Memorizing acronyms is not the same as having basic understanding of web anyway. -
@-red And having broad knowledge is a sign of knowing your field.
This discussion can go on forever. -
It is funny. I write a secure industrial server for the opcua protocol. I know how to setup the encryption, create keys, etc to keep the connection secure. But I never bothered to remember what TLS meant. If I need to know I look it up. The security for my server was designed by someone else. Someone who is far better at networking protocols than I am.
Now my programs use the kernel of the OS. Should I also know intimately all the acronyms of the kernel devs use?
I am also impressed that the lead dev admits to when he doesn't know things. That is someone who actively learns and grows. Why is every weakness need to be attacked and criticized? -
My skip level manager, Sr Director asks me how to use share screen feature on Zoom.
Not necessarily everyone knows everything and we shouldn't tie knowledge to hierarchy or experience.
People might be expert in different areas than you and that's why diversity matters. -
While I think that everyone should know what TLS means, I don't think it's "bad" to have to look it up.
Edit: Means is in "crypto connection"...
;)
As long as you are honest, it's ok.
What pisses me off is when people start to fake it to make it.
Aka... sure TLS is very important.
Yeah we need TLS 5.
Yes.
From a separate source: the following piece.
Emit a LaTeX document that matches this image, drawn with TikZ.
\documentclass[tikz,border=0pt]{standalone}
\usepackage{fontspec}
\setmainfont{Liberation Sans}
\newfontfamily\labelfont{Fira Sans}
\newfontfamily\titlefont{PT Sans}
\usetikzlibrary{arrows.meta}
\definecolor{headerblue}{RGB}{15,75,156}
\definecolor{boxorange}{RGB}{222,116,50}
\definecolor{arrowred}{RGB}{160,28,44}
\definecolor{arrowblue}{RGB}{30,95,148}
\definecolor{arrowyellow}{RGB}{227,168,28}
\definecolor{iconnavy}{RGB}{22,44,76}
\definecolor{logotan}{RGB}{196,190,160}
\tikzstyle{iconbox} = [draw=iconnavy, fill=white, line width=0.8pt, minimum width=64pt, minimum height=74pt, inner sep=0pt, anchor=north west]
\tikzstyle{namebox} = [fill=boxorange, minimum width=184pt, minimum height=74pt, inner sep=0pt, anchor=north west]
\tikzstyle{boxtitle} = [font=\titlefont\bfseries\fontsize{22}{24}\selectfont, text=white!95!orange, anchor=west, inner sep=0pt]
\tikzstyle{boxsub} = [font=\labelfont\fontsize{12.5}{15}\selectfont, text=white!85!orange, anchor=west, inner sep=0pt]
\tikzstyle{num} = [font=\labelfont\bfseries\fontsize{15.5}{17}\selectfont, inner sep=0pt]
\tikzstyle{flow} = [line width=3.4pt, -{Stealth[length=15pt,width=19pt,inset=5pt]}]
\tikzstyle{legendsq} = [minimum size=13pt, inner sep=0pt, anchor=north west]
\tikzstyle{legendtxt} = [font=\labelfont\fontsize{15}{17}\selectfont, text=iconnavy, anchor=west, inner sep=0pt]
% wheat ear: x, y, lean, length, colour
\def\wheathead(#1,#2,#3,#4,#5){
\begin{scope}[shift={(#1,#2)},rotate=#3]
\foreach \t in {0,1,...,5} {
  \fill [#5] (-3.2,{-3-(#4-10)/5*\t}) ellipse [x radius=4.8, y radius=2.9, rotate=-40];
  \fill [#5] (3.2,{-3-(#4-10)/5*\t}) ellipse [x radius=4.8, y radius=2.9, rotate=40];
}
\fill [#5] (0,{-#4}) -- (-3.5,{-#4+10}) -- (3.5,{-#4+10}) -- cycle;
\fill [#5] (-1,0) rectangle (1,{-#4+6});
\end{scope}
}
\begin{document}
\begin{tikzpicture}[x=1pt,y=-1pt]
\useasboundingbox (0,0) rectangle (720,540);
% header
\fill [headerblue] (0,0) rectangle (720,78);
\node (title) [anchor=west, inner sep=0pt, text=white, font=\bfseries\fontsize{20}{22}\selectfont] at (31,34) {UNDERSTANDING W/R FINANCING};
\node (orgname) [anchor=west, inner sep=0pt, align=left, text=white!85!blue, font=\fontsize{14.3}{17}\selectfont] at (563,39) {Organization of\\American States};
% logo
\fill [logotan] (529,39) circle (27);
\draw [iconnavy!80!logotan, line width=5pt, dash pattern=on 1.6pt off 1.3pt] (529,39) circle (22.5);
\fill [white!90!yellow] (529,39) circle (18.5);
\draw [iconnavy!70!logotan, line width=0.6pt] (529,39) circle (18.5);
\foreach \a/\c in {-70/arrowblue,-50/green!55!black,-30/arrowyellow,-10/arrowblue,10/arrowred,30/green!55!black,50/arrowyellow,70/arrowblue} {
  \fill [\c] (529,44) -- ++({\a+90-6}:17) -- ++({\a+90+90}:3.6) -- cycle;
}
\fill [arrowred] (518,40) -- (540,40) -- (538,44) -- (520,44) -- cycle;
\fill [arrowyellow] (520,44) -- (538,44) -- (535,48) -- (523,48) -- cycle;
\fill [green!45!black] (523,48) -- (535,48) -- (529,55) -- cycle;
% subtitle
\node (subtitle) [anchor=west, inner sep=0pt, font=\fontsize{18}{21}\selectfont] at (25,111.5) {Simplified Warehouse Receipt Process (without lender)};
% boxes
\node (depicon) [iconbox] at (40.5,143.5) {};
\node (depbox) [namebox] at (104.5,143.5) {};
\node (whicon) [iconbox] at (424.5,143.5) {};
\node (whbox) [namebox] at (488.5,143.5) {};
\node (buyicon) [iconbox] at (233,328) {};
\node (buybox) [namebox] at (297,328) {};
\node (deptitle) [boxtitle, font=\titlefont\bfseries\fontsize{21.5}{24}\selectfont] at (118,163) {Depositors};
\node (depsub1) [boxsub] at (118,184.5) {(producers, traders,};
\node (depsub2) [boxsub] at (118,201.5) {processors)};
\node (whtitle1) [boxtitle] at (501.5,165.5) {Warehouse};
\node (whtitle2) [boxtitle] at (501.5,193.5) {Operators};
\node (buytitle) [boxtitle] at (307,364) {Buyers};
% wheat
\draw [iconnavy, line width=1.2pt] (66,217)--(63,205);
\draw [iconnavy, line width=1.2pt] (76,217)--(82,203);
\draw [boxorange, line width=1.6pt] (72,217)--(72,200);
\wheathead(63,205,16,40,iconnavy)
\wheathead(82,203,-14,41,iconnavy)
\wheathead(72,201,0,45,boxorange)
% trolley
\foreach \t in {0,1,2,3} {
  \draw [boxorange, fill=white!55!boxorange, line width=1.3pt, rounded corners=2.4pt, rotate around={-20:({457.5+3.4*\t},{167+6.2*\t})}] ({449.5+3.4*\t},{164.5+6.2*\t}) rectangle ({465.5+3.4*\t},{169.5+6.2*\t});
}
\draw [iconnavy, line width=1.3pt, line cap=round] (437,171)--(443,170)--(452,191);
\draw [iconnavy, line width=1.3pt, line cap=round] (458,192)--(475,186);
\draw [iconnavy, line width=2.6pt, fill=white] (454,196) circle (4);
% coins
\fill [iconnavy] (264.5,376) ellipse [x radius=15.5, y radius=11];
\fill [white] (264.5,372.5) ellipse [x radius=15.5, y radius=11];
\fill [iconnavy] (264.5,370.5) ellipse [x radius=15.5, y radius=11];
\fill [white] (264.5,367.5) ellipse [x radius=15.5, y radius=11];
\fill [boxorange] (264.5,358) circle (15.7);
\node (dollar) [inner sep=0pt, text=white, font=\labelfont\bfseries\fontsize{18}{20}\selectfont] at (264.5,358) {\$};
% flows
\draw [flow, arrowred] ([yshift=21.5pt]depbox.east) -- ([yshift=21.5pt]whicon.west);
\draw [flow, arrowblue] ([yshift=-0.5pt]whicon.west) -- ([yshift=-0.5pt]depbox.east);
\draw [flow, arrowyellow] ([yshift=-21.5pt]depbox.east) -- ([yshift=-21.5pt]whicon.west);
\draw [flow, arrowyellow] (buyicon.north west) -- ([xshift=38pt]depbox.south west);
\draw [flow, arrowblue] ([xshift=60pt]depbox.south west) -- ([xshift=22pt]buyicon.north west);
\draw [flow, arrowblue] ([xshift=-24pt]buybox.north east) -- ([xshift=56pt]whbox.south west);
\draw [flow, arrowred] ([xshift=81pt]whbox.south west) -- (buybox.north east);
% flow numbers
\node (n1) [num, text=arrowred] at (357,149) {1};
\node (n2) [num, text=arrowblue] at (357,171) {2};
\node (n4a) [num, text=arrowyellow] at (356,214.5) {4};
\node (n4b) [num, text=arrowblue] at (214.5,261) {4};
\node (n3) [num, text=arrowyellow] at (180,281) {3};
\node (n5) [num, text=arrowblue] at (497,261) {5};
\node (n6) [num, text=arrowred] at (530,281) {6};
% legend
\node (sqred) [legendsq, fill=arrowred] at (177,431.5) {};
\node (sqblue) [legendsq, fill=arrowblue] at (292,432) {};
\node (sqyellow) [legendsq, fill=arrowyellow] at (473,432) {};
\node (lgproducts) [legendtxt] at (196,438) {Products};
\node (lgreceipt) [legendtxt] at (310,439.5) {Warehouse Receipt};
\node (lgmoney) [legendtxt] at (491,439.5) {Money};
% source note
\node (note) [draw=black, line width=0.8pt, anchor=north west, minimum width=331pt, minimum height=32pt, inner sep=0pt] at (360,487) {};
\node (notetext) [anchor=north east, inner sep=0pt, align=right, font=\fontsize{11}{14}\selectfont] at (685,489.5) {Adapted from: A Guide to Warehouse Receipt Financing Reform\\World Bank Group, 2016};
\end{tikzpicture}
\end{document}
Absolutely!
... Except that there is no TLS 5.
Oh... Ehm... Eh.
These are conversations where I really need to keep myself grounded cause I wanna physically harm a person.
Good when you immediately find it out, bad if you realize it only after a few days and have to suddenly clean up a huge mess and reorganize the whole project. -
Basically anyone who has used a web browser should have some idea of what TLS relates to.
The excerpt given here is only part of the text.